WRITTEN TASK
All lines below must be repeated exactly, with the pictures omitted.

## Begin

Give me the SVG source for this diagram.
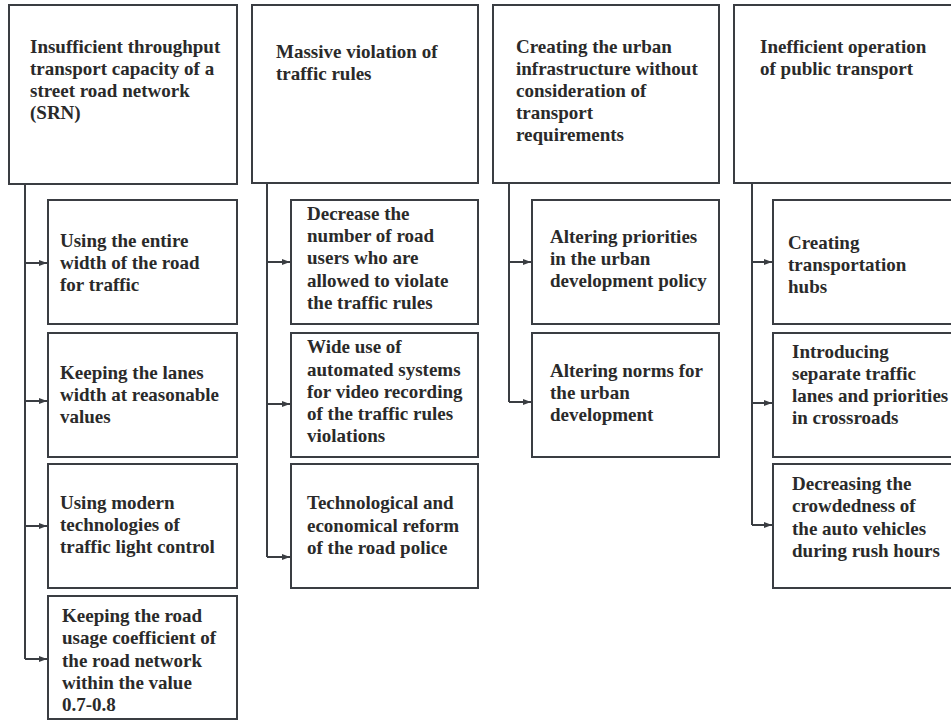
<svg xmlns="http://www.w3.org/2000/svg" width="951" height="721" viewBox="0 0 951 721">
<defs>
<style>
rect{fill:#fff;stroke:#3a3d42;stroke-width:2}
text{font-family:"Liberation Serif","Times New Roman",serif;font-weight:bold;font-size:19px;fill:#2a2a2a}
.c{fill:none;stroke:#3a3d42;stroke-width:2}
</style>
<marker id="ah" viewBox="0 0 8 8" refX="8" refY="4" markerWidth="8" markerHeight="8" markerUnits="userSpaceOnUse" orient="auto">
<path d="M0,1 L8,4 L0,7 Z" fill="#3a3d42"/>
</marker>
</defs>
<rect x="0" y="0" width="951" height="721" style="fill:#fff;stroke:none"/>
<g id="connectors">
<path class="c" d="M25,184 V659"/>
<path class="c" d="M25,263 H47" marker-end="url(#ah)"/>
<path class="c" d="M25,401 H47" marker-end="url(#ah)"/>
<path class="c" d="M25,526 H47" marker-end="url(#ah)"/>
<path class="c" d="M25,659 H47" marker-end="url(#ah)"/>
<path class="c" d="M267,183 V557"/>
<path class="c" d="M267,262 H290" marker-end="url(#ah)"/>
<path class="c" d="M267,404 H290" marker-end="url(#ah)"/>
<path class="c" d="M267,557 H290" marker-end="url(#ah)"/>
<path class="c" d="M509,183 V402"/>
<path class="c" d="M509,262 H531" marker-end="url(#ah)"/>
<path class="c" d="M509,402 H531" marker-end="url(#ah)"/>
<path class="c" d="M752,183 V525"/>
<path class="c" d="M752,262 H772" marker-end="url(#ah)"/>
<path class="c" d="M752,403 H772" marker-end="url(#ah)"/>
<path class="c" d="M752,525 H772" marker-end="url(#ah)"/>
</g>
<g id="p1">
<rect x="9" y="5" width="228" height="179"/>
<text x="30" y="53">Insufficient throughput</text>
<text x="30" y="75">transport capacity of a</text>
<text x="30" y="97">street road network</text>
<text x="30" y="119">(SRN)</text>
</g>
<g id="p1s1">
<rect x="48" y="200" width="189" height="124"/>
<text x="60" y="247">Using the entire</text>
<text x="60" y="269">width of the road</text>
<text x="60" y="291">for traffic</text>
</g>
<g id="p1s2">
<rect x="48" y="333" width="189" height="124"/>
<text x="60" y="379">Keeping the lanes</text>
<text x="60" y="401">width at reasonable</text>
<text x="60" y="423">values</text>
</g>
<g id="p1s3">
<rect x="48" y="464" width="189" height="124"/>
<text x="60" y="509">Using modern</text>
<text x="60" y="531">technologies of</text>
<text x="60" y="553">traffic light control</text>
</g>
<g id="p1s4">
<rect x="48" y="596" width="189" height="123"/>
<text x="62" y="622">Keeping the road</text>
<text x="62" y="644">usage coefficient of</text>
<text x="62" y="667">the road network</text>
<text x="62" y="689">within the value</text>
<text x="62" y="711">0.7-0.8</text>
</g>
<g id="p2">
<rect x="252" y="5" width="226" height="178"/>
<text x="276" y="58">Massive violation of</text>
<text x="276" y="80">traffic rules</text>
</g>
<g id="p2s1">
<rect x="291" y="200" width="187" height="124"/>
<text x="307" y="220">Decrease the</text>
<text x="307" y="242">number of road</text>
<text x="307" y="264">users who are</text>
<text x="307" y="287">allowed to violate</text>
<text x="307" y="309">the traffic rules</text>
</g>
<g id="p2s2">
<rect x="291" y="333" width="187" height="124"/>
<text x="307" y="353">Wide use of</text>
<text x="307" y="376">automated systems</text>
<text x="307" y="398">for video recording</text>
<text x="307" y="420">of the traffic rules</text>
<text x="307" y="442">violations</text>
</g>
<g id="p2s3">
<rect x="291" y="464" width="187" height="124"/>
<text x="307" y="509">Technological and</text>
<text x="307" y="532">economical reform</text>
<text x="307" y="554">of the road police</text>
</g>
<g id="p3">
<rect x="493" y="5" width="226" height="178"/>
<text x="516" y="53">Creating the urban</text>
<text x="516" y="75">infrastructure without</text>
<text x="516" y="97">consideration of</text>
<text x="516" y="119">transport</text>
<text x="516" y="141">requirements</text>
</g>
<g id="p3s1">
<rect x="532" y="200" width="187" height="124"/>
<text x="550" y="243">Altering priorities</text>
<text x="550" y="265">in the urban</text>
<text x="550" y="287">development policy</text>
</g>
<g id="p3s2">
<rect x="532" y="333" width="187" height="124"/>
<text x="550" y="377">Altering norms for</text>
<text x="550" y="399">the urban</text>
<text x="550" y="421">development</text>
</g>
<g id="p4">
<rect x="734" y="5" width="240" height="178"/>
<text x="760" y="53">Inefficient operation</text>
<text x="760" y="75">of public transport</text>
</g>
<g id="p4s1">
<rect x="773" y="200" width="200" height="124"/>
<text x="788" y="249">Creating</text>
<text x="788" y="271">transportation</text>
<text x="788" y="293">hubs</text>
</g>
<g id="p4s2">
<rect x="773" y="333" width="200" height="124"/>
<text x="792" y="358">Introducing</text>
<text x="792" y="380">separate traffic</text>
<text x="792" y="402">lanes and priorities</text>
<text x="792" y="424">in crossroads</text>
</g>
<g id="p4s3">
<rect x="773" y="464" width="200" height="124"/>
<text x="792" y="490">Decreasing the</text>
<text x="792" y="512">crowdedness of</text>
<text x="792" y="535">the auto vehicles</text>
<text x="792" y="557">during rush hours</text>
</g>
</svg>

## End

SOLUTION BELOW
Give me the SVG source for this diagram.
<svg xmlns="http://www.w3.org/2000/svg" width="951" height="721" viewBox="0 0 951 721">
<defs>
<style>
rect{fill:#fff;stroke:#3a3d42;stroke-width:2}
text{font-family:"Liberation Serif","Times New Roman",serif;font-weight:bold;font-size:19px;fill:#2a2a2a}
.c{fill:none;stroke:#3a3d42;stroke-width:2}
</style>
<marker id="ah" viewBox="0 0 8 8" refX="8" refY="4" markerWidth="8" markerHeight="8" markerUnits="userSpaceOnUse" orient="auto">
<path d="M0,1 L8,4 L0,7 Z" fill="#3a3d42"/>
</marker>
</defs>
<rect x="0" y="0" width="951" height="721" style="fill:#fff;stroke:none"/>
<g id="connectors">
<path class="c" d="M25,184 V659"/>
<path class="c" d="M25,263 H47" marker-end="url(#ah)"/>
<path class="c" d="M25,401 H47" marker-end="url(#ah)"/>
<path class="c" d="M25,526 H47" marker-end="url(#ah)"/>
<path class="c" d="M25,659 H47" marker-end="url(#ah)"/>
<path class="c" d="M267,183 V557"/>
<path class="c" d="M267,262 H290" marker-end="url(#ah)"/>
<path class="c" d="M267,404 H290" marker-end="url(#ah)"/>
<path class="c" d="M267,557 H290" marker-end="url(#ah)"/>
<path class="c" d="M509,183 V402"/>
<path class="c" d="M509,262 H531" marker-end="url(#ah)"/>
<path class="c" d="M509,402 H531" marker-end="url(#ah)"/>
<path class="c" d="M752,183 V525"/>
<path class="c" d="M752,262 H772" marker-end="url(#ah)"/>
<path class="c" d="M752,403 H772" marker-end="url(#ah)"/>
<path class="c" d="M752,525 H772" marker-end="url(#ah)"/>
</g>
<g id="p1">
<rect x="9" y="5" width="228" height="179"/>
<text x="30" y="53">Insufficient throughput</text>
<text x="30" y="75">transport capacity of a</text>
<text x="30" y="97">street road network</text>
<text x="30" y="119">(SRN)</text>
</g>
<g id="p1s1">
<rect x="48" y="200" width="189" height="124"/>
<text x="60" y="247">Using the entire</text>
<text x="60" y="269">width of the road</text>
<text x="60" y="291">for traffic</text>
</g>
<g id="p1s2">
<rect x="48" y="333" width="189" height="124"/>
<text x="60" y="379">Keeping the lanes</text>
<text x="60" y="401">width at reasonable</text>
<text x="60" y="423">values</text>
</g>
<g id="p1s3">
<rect x="48" y="464" width="189" height="124"/>
<text x="60" y="509">Using modern</text>
<text x="60" y="531">technologies of</text>
<text x="60" y="553">traffic light control</text>
</g>
<g id="p1s4">
<rect x="48" y="596" width="189" height="123"/>
<text x="62" y="622">Keeping the road</text>
<text x="62" y="644">usage coefficient of</text>
<text x="62" y="667">the road network</text>
<text x="62" y="689">within the value</text>
<text x="62" y="711">0.7-0.8</text>
</g>
<g id="p2">
<rect x="252" y="5" width="226" height="178"/>
<text x="276" y="58">Massive violation of</text>
<text x="276" y="80">traffic rules</text>
</g>
<g id="p2s1">
<rect x="291" y="200" width="187" height="124"/>
<text x="307" y="220">Decrease the</text>
<text x="307" y="242">number of road</text>
<text x="307" y="264">users who are</text>
<text x="307" y="287">allowed to violate</text>
<text x="307" y="309">the traffic rules</text>
</g>
<g id="p2s2">
<rect x="291" y="333" width="187" height="124"/>
<text x="307" y="353">Wide use of</text>
<text x="307" y="376">automated systems</text>
<text x="307" y="398">for video recording</text>
<text x="307" y="420">of the traffic rules</text>
<text x="307" y="442">violations</text>
</g>
<g id="p2s3">
<rect x="291" y="464" width="187" height="124"/>
<text x="307" y="509">Technological and</text>
<text x="307" y="532">economical reform</text>
<text x="307" y="554">of the road police</text>
</g>
<g id="p3">
<rect x="493" y="5" width="226" height="178"/>
<text x="516" y="53">Creating the urban</text>
<text x="516" y="75">infrastructure without</text>
<text x="516" y="97">consideration of</text>
<text x="516" y="119">transport</text>
<text x="516" y="141">requirements</text>
</g>
<g id="p3s1">
<rect x="532" y="200" width="187" height="124"/>
<text x="550" y="243">Altering priorities</text>
<text x="550" y="265">in the urban</text>
<text x="550" y="287">development policy</text>
</g>
<g id="p3s2">
<rect x="532" y="333" width="187" height="124"/>
<text x="550" y="377">Altering norms for</text>
<text x="550" y="399">the urban</text>
<text x="550" y="421">development</text>
</g>
<g id="p4">
<rect x="734" y="5" width="240" height="178"/>
<text x="760" y="53">Inefficient operation</text>
<text x="760" y="75">of public transport</text>
</g>
<g id="p4s1">
<rect x="773" y="200" width="200" height="124"/>
<text x="788" y="249">Creating</text>
<text x="788" y="271">transportation</text>
<text x="788" y="293">hubs</text>
</g>
<g id="p4s2">
<rect x="773" y="333" width="200" height="124"/>
<text x="792" y="358">Introducing</text>
<text x="792" y="380">separate traffic</text>
<text x="792" y="402">lanes and priorities</text>
<text x="792" y="424">in crossroads</text>
</g>
<g id="p4s3">
<rect x="773" y="464" width="200" height="124"/>
<text x="792" y="490">Decreasing the</text>
<text x="792" y="512">crowdedness of</text>
<text x="792" y="535">the auto vehicles</text>
<text x="792" y="557">during rush hours</text>
</g>
</svg>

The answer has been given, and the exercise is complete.